Well I began doing more research, I discovered that many sources were saying that if I am on TRT I should be using an Aromatase Inhibitor and perhaps Human Chorionic Gonadotropin in addition to my TRT. Well I made the mistake of asking my doctor if an AI or HCG were something I should be considering, I also asked if I could see my numbers when I had blood-work done, as I wanted to be able to keep track of how I was doing.

It turns out, the doc thought that I, or anyone else would be unable to decipher the complex magical numbers the lab had sent. He immediately told me that based on the “excessive research I had done, and the questions I had asked, he felt that I was micro-managing my treatment and he was no longer comfortable on treating me. I’ve since found an endocrinologist, who is better equipped to deal with TRT. Note: this is not always the case, many endocrinologists are simply diabetes doctors and nothing else.

What I found so ridiculous about the entire process, was the double standard in how TRT is perceived and handled here in North America. We have laws and a culture that say your are free and even encouraged to destroy your body with alcohol, fast food, fluorinated water and cigarettes. Yet, testosterone, which in spite of the media’s best efforts, has never been proven to have directly caused the death of anyone, is treated like the most dangerous substance on the planet.

In fairness testosterone is only treated as the most dangerous substance, depending on who is asking. As Mike at D&P points out, if a woman walks into a doctor’s office and says she feels like “a man trapped in a woman’s body” her doctor will likely respond “We will get you a prescription for testosterone right away. We also need to schedule surgery to have your breast tissue removed. You will have many operations, as a matter of fact. Also, here is a pamphlet discussing hate crimes you might face. Here is an article on how to get the government to pay for your sex change operations.” Whereas a man feeling all the effects of low testosterone will be told “Male ageing is a normal process. What you’re going through happens to every man at some point in his life.”

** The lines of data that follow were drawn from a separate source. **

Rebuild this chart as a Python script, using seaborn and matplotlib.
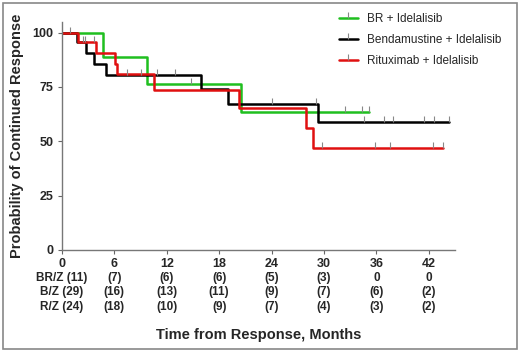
"""Kaplan-Meier style duration of response curves with number-at-risk table."""

import numpy as np
import pandas as pd
import seaborn as sns
import matplotlib.pyplot as plt
from matplotlib.lines import Line2D
from matplotlib.patches import Rectangle

# step curves: event times (months) and survival (%)
green_t = [0, 4.7, 9.8, 20.5]
green_s = [100, 88.9, 76.2, 63.5]
green_end = 35.1
black_t = [0, 1.7, 2.8, 3.7, 5.1, 15.9, 19.0, 29.3]
black_s = [100, 95.5, 90.7, 85.5, 80.6, 74.2, 67.1, 58.8]
black_end = 44.3
red_t = [0, 1.8, 3.9, 6.1, 6.3, 10.6, 20.3, 27.9, 28.7]
red_s = [100, 95.7, 90.7, 85.8, 80.9, 73.4, 65.2, 56.3, 46.8]
red_end = 43.6

# censor marks (months)
green_cens = [0.9, 14.8, 32.4, 34.3, 35.1]
black_cens = [2.4, 2.6, 7.5, 9.0, 10.9, 12.9, 24.0, 29.1, 34.6, 36.9, 37.9, 41.5, 42.6, 44.3]
red_cens = [3.7, 29.8, 35.8, 37.6, 42.5, 43.6]

groups = ["BR + Idelalisib", "Bendamustine + Idelalisib", "Rituximab + Idelalisib"]
colors = ["#1fbf1f", "#000000", "#e01010"]

# number at risk
risk_ticks = [0, 6, 12, 18, 24, 30, 36, 42]
risk_labels = ["BR/Z (11)", "B/Z (29)", "R/Z (24)"]
risk_br = ["(7)", "(6)", "(6)", "(5)", "(3)", "0", "0"]
risk_b = ["(16)", "(13)", "(11)", "(9)", "(7)", "(6)", "(2)"]
risk_r = ["(18)", "(10)", "(9)", "(7)", "(4)", "(3)", "(2)"]


def step_value(times, surv, t):
    idx = np.searchsorted(times, t, side="right") - 1
    return surv[idx]


sns.set_style("ticks")
plt.rcParams["font.family"] = ["Liberation Sans", "DejaVu Sans"]

curves = [(green_t, green_s, green_end, green_cens),
          (black_t, black_s, black_end, black_cens),
          (red_t, red_s, red_end, red_cens)]

rows = []
for name, (t, s, end, _) in zip(groups, curves):
    for ti, si in zip(list(t) + [end], list(s) + [s[-1]]):
        rows.append({"time": ti, "surv": si, "group": name})
df = pd.DataFrame(rows)

fig = plt.figure(figsize=(5.2, 3.52), dpi=100)
ax = fig.add_axes([0.119, 0.29, 0.756, 0.648])

sns.lineplot(data=df, x="time", y="surv", hue="group", palette=colors,
             hue_order=groups, drawstyle="steps-post", estimator=None,
             linewidth=1.8, ax=ax, legend=False)

for (t, s, end, cens), c in zip(curves, colors):
    ys = [step_value(t, s, ct) for ct in cens]
    ax.plot(cens, ys, linestyle="none", marker=2, markersize=4,
            markeredgewidth=0.8, color="#888888")

ax.set_xlim(0, 45)
ax.set_ylim(0, 105)
ax.set_xticks(risk_ticks)
ax.set_yticks([0, 25, 50, 75, 100])
ax.tick_params(axis="both", labelsize=9, length=3, width=0.8, color="#666666", pad=3)
for lab in ax.get_xticklabels() + ax.get_yticklabels():
    lab.set_fontweight("bold")
sns.despine(ax=ax)
for sp in ["left", "bottom"]:
    ax.spines[sp].set_color("#777777")
    ax.spines[sp].set_linewidth(1.0)

ax.set_xlabel("")
ax.set_ylabel("Probability of Continued Response", fontsize=10.5,
              fontweight="bold", labelpad=6)

# number-at-risk table
trans = ax.get_xaxis_transform()
for r, (lab, vals) in enumerate(zip(risk_labels, [risk_br, risk_b, risk_r])):
    y = -0.123 - r * 0.0635
    ax.text(0, y, lab, transform=trans, ha="center", va="center",
            fontsize=8.5, fontweight="bold")
    for xv, v in zip(risk_ticks[1:], vals):
        ax.text(xv, y, v, transform=trans, ha="center", va="center",
                fontsize=8.5, fontweight="bold")

ax.text(0.5, -0.373, "Time from Response, Months", transform=ax.transAxes,
        ha="center", va="center", fontsize=10.5, fontweight="bold")

handles = [Line2D([0], [0], color=c, lw=1.8, marker=2, markersize=4,
                  markeredgecolor="#888888", markeredgewidth=0.8)
           for c in colors]
ax.legend(handles, groups, loc="upper right", bbox_to_anchor=(1.145, 1.085),
          frameon=False, fontsize=8.5, handlelength=1.6, handletextpad=0.8,
          labelspacing=0.75, numpoints=1)

fig.patches.append(Rectangle((0.006, 0.009), 0.988, 0.982, transform=fig.transFigure,
                             fill=False, edgecolor="#888888", linewidth=1.2))

fig.savefig("out.png", dpi=100)
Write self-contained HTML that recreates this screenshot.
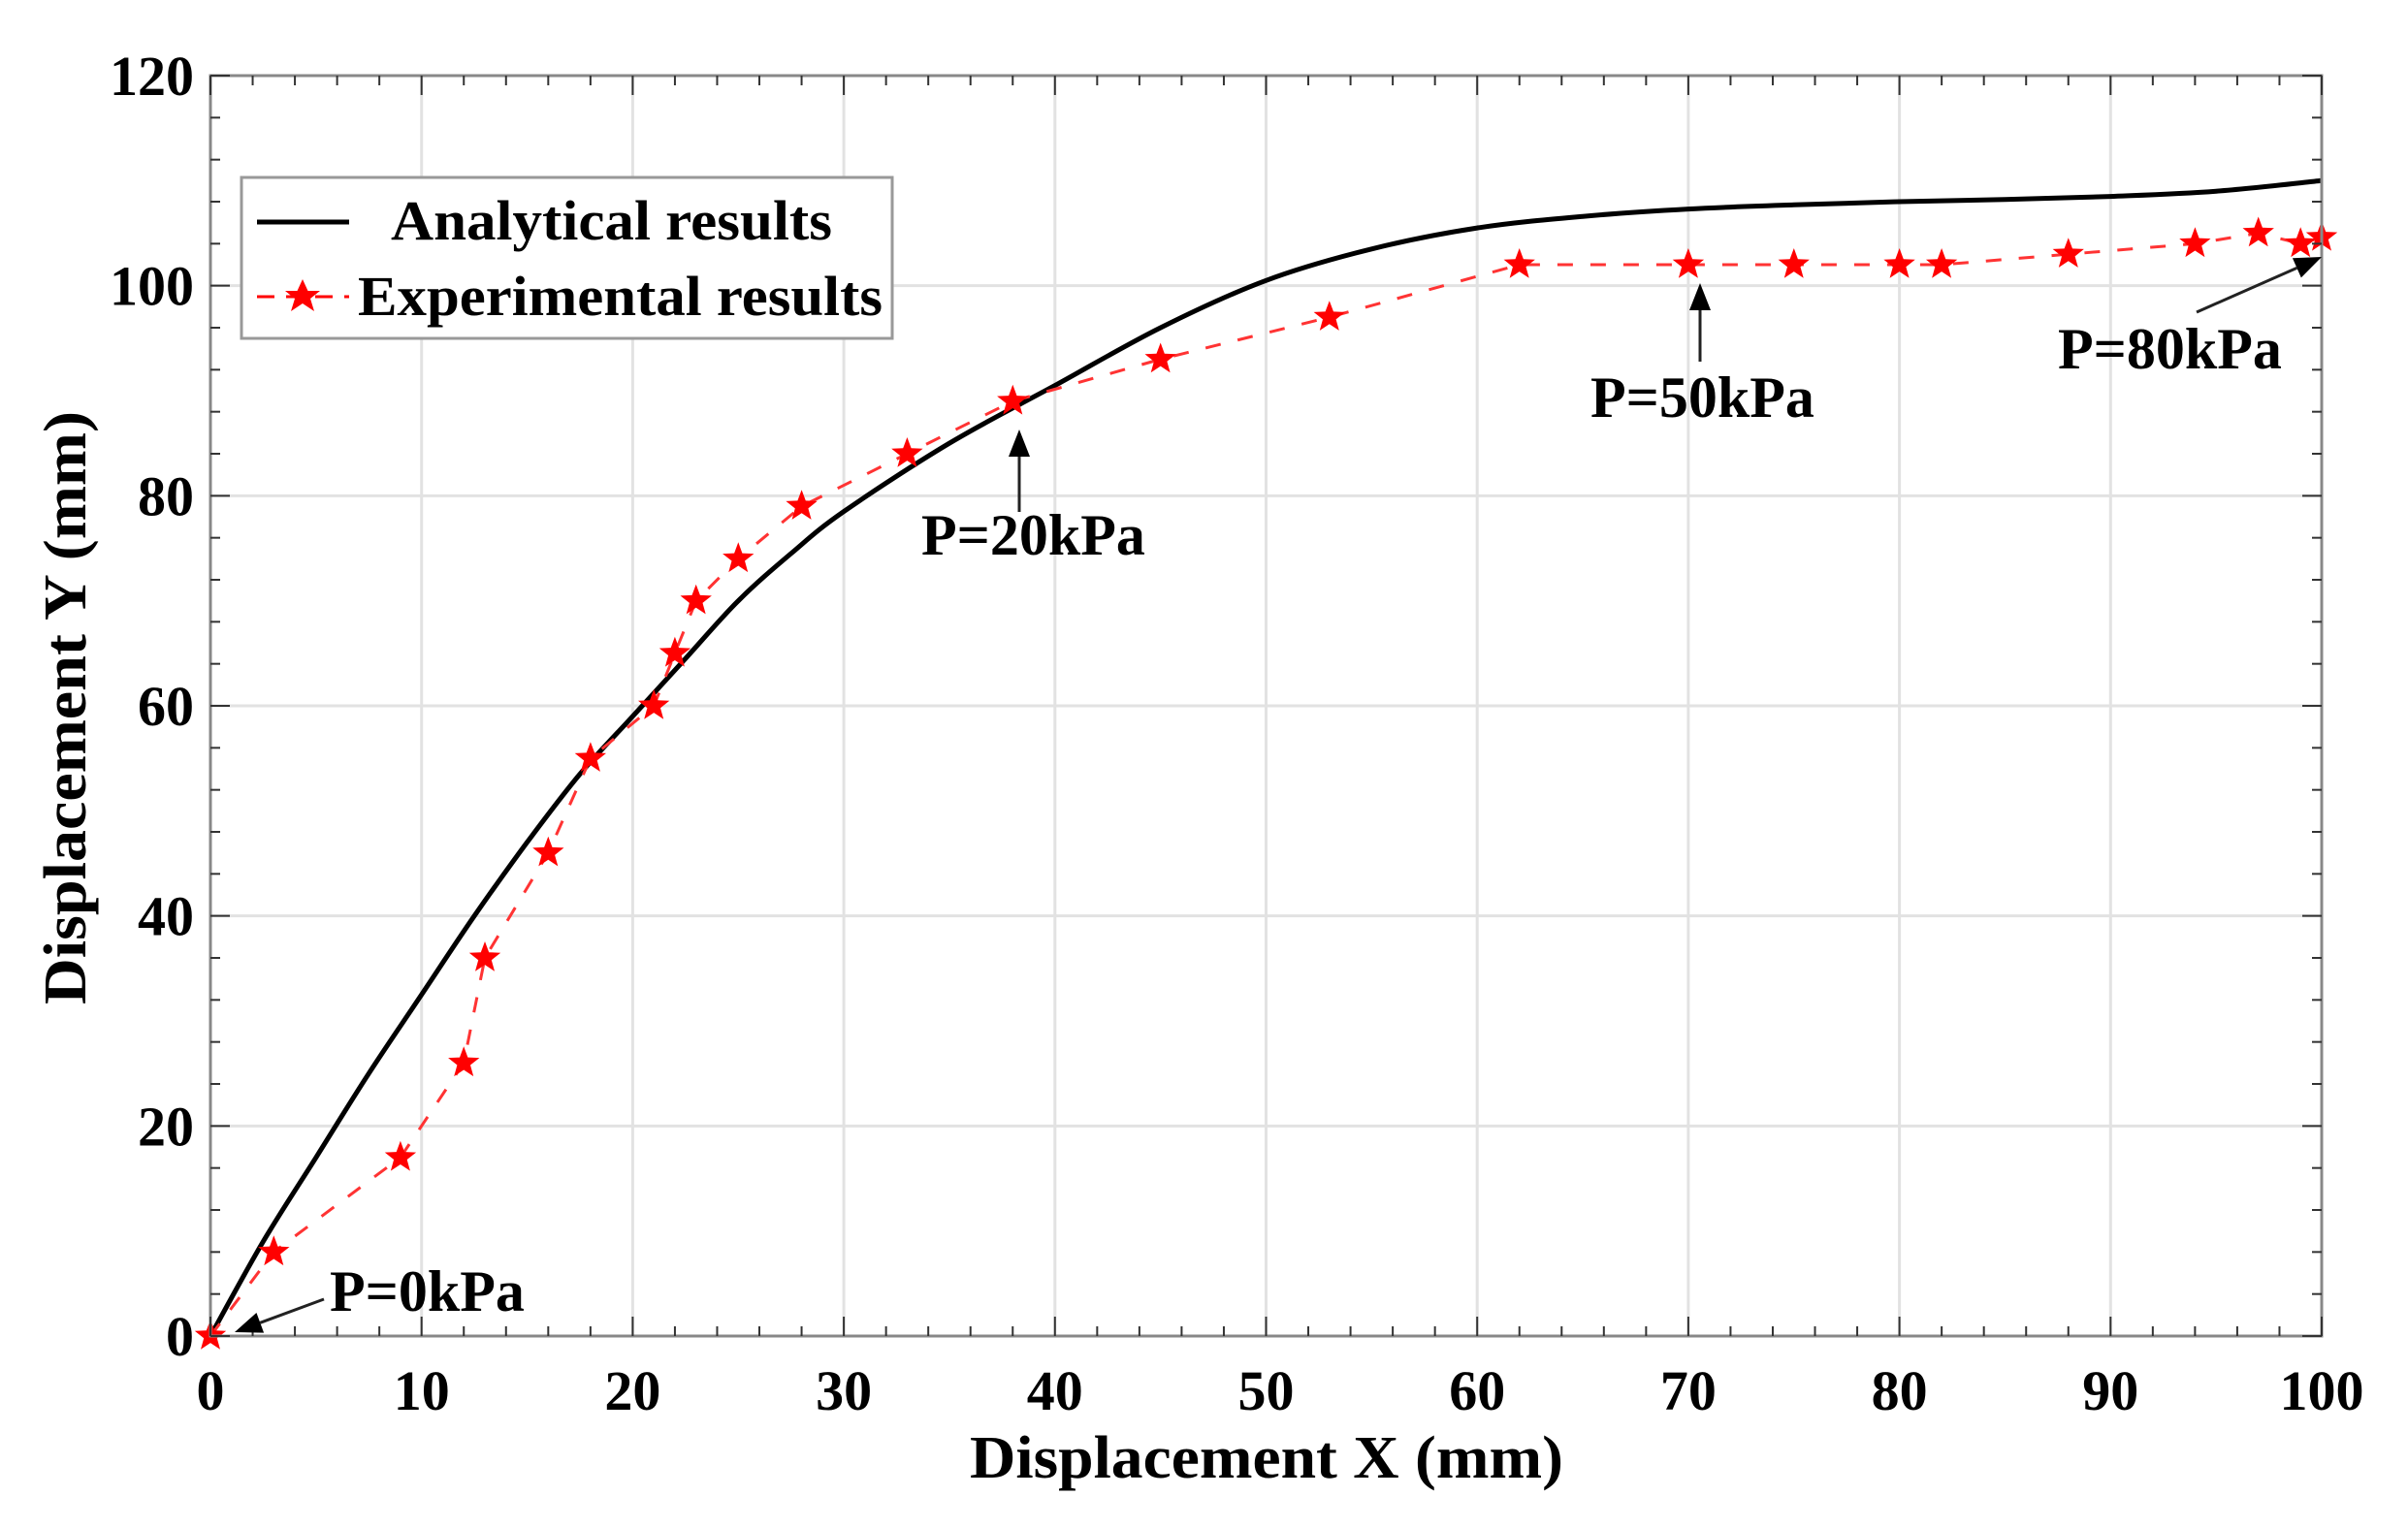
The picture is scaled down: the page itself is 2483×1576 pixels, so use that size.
<!DOCTYPE html>
<html><head><meta charset="utf-8"><style>
html,body{margin:0;padding:0;background:#fff;}
svg{display:block;font-family:"Liberation Serif",serif;font-weight:bold;}
</style></head><body>
<svg id="chart" width="2483" height="1576" viewBox="0 0 2483 1576" xmlns="http://www.w3.org/2000/svg">
<g id="grid"></g>
<g id="series"></g>
<g id="axes"></g>
<g id="annot"></g>
<text x="1306" y="1524" font-size="62" text-anchor="middle" textLength="612" lengthAdjust="spacingAndGlyphs">Displacement X (mm)</text>
<text transform="translate(88,730) rotate(-90)" font-size="62" text-anchor="middle" textLength="612" lengthAdjust="spacingAndGlyphs">Displacement Y (mm)</text>
<g>
<rect x="249" y="183" width="671" height="166" fill="#fff" stroke="#999" stroke-width="3"/>
<line x1="265" y1="229" x2="360" y2="229" stroke="#000" stroke-width="5"/>
<text x="403" y="247" font-size="58" textLength="455" lengthAdjust="spacingAndGlyphs">Analytical results</text>
<line x1="265" y1="306" x2="360" y2="306" stroke="#f00" stroke-width="3" stroke-dasharray="18,12"/>
<polygon fill="#f00" points="312,288 317.5,300 330,300 320,308 324,321 312,313 300,321 304,308 294,300 306.5,300"/>
<text x="369" y="325" font-size="58" textLength="541" lengthAdjust="spacingAndGlyphs">Experimental results</text>
</g>
</svg>
<script>
const expX=[0,3,9,12,13,16,18,21,22,23,25,28,33,38,45,53,62,70,75,80,82,88,94,97,99,100];
const expY=[0,8,17,26,36,46,55,60,65,70,74,79,84,89,93,97,102,102,102,102,102,103,104,105,104,104.6];
const anaX=[0,2.5,5,7.5,10,12.5,15,17.5,20,22.5,25,27.5,30,35,40,45,50,55,60,65,70,75,80,85,90,95,100];
const anaY=[0,9,17,25,32.5,40,47,53.5,59,64.5,70,74.5,78.5,85,90.5,96,100.5,103.5,105.5,106.6,107.3,107.7,108,108.2,108.5,109,110];
const xTicks=[0,10,20,30,40,50,60,70,80,90,100];
const yTicks=[0,20,40,60,80,100,120];

const L=217,R=2394,T=78,B=1378;
const sx=v=>L+(v/100)*(R-L);
const sy=v=>B-(v/120)*(B-T);
const NS="http://www.w3.org/2000/svg";
function mk(tag,attrs,parent){const e=document.createElementNS(NS,tag);for(const k in attrs)e.setAttribute(k,attrs[k]);parent.appendChild(e);return e;}
const grid=document.getElementById('grid'),axes=document.getElementById('axes'),series=document.getElementById('series'),annot=document.getElementById('annot');

xTicks.forEach(v=>{if(v>0&&v<100){const g=mk('line',{x1:sx(v),x2:sx(v),y1:T,y2:B,stroke:'#e2e2e2','stroke-width':3},grid);

}});
yTicks.forEach(v=>{if(v>0&&v<120){const g=mk('line',{x1:L,x2:R,y1:sy(v),y2:sy(v),stroke:'#e2e2e2','stroke-width':3},grid);

}});

// analytical line (smoothed Catmull-Rom)
const P=anaX.map((x,i)=>[sx(x),sy(anaY[i])]);
let d='M'+P[0][0].toFixed(1)+' '+P[0][1].toFixed(1);
for(let i=0;i<P.length-1;i++){const p0=P[Math.max(0,i-1)],p1=P[i],p2=P[i+1],p3=P[Math.min(P.length-1,i+2)];
const c1=[p1[0]+(p2[0]-p0[0])/6,p1[1]+(p2[1]-p0[1])/6],c2=[p2[0]-(p3[0]-p1[0])/6,p2[1]-(p3[1]-p1[1])/6];
d+='C'+c1[0].toFixed(1)+' '+c1[1].toFixed(1)+' '+c2[0].toFixed(1)+' '+c2[1].toFixed(1)+' '+p2[0].toFixed(1)+' '+p2[1].toFixed(1);}
const ap=mk('path',{d:d,fill:'none',stroke:'#000','stroke-width':5,'stroke-linejoin':'round'},series);


// experimental
let d2='';expX.forEach((x,i)=>{d2+=(i?'L':'M')+sx(x).toFixed(1)+' '+sy(expY[i]).toFixed(1);});
const ep=mk('path',{d:d2,fill:'none',stroke:'#f33','stroke-width':3,'stroke-dasharray':'16,18'},series);


function star(cx,cy,r){let p='';for(let i=0;i<10;i++){const a=-Math.PI/2+i*Math.PI/5;const rr=i%2?r*0.42:r;p+=(cx+rr*Math.cos(a)).toFixed(1)+','+(cy+rr*Math.sin(a)).toFixed(1)+' ';}return p;}
expX.forEach((x,i)=>{const s=mk('polygon',{points:star(sx(x),sy(expY[i]),17),fill:'#f00'},series);

});

// axes box
const box=mk('rect',{x:L,y:T,width:R-L,height:B-T,fill:'none',stroke:'#888','stroke-width':3},axes);


for(let v=0;v<=100;v+=2){const major=v%10===0;const len=major?20:10;
const t1=mk('line',{x1:sx(v),x2:sx(v),y1:B,y2:B-len,stroke:'#333','stroke-width':2},axes);


const t2=mk('line',{x1:sx(v),x2:sx(v),y1:T,y2:T+len,stroke:'#333','stroke-width':2},axes);

}
for(let v=0;v<=120;v+=4){const major=v%20===0;const len=major?20:10;
const t1=mk('line',{x1:L,x2:L+len,y1:sy(v),y2:sy(v),stroke:'#333','stroke-width':2},axes);


const t2=mk('line',{x1:R,x2:R-len,y1:sy(v),y2:sy(v),stroke:'#333','stroke-width':2},axes);

}
xTicks.forEach(v=>{const t=mk('text',{x:sx(v),y:1454,'font-size':58,'text-anchor':'middle'},axes);t.textContent=v;

});
yTicks.forEach(v=>{const t=mk('text',{x:200,y:sy(v)+20,'font-size':58,'text-anchor':'end'},axes);t.textContent=v;

});

// annotations
const notes=[
 {t:'P=0kPa',tx:340,ty:1352,x1:334,y1:1340,x2:242,y2:1374},
 {t:'P=20kPa',tx:950,ty:572,x1:1051,y1:528,x2:1051,y2:443},
 {t:'P=50kPa',tx:1640,ty:430,x1:1753,y1:373,x2:1753,y2:292},
 {t:'P=80kPa',tx:2122,ty:380,x1:2265,y1:322,x2:2394,y2:265}
];
notes.forEach(n=>{
 const g=mk('g',{},annot);
 
 
 const ang=Math.atan2(n.y2-n.y1,n.x2-n.x1);
 const hl=28,hw=11;
 const bx=n.x2-hl*Math.cos(ang),by=n.y2-hl*Math.sin(ang);
 mk('line',{x1:n.x1,y1:n.y1,x2:bx,y2:by,stroke:'#222','stroke-width':3},g);
 const px=-Math.sin(ang)*hw,py=Math.cos(ang)*hw;
 mk('polygon',{points:`${n.x2},${n.y2} ${bx+px},${by+py} ${bx-px},${by-py}`,fill:'#000'},g);
 const t=mk('text',{x:n.tx,y:n.ty,'font-size':60},g);t.textContent=n.t;
});
</script>
</body></html>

So maybe feeling like shit is “natural” and “to be expected” as the doctors will tell you. Or perhaps there is a nefarious conspiracy against masculinity, but whatever the case, it’s my opinion, that every guy over the age of 25 should be getting educated on the subject and getting checked, because eventually those numbers and your quality of life will begin to drop.

In today’s cowardly, politically correct environment you will likely have an up-hill battle, but don’t take no for an answer. Men were not meant to be mediocre, we all have goals and dreams, the first step to reaching them is taking control of your health because with out that you don’t really have any life at all.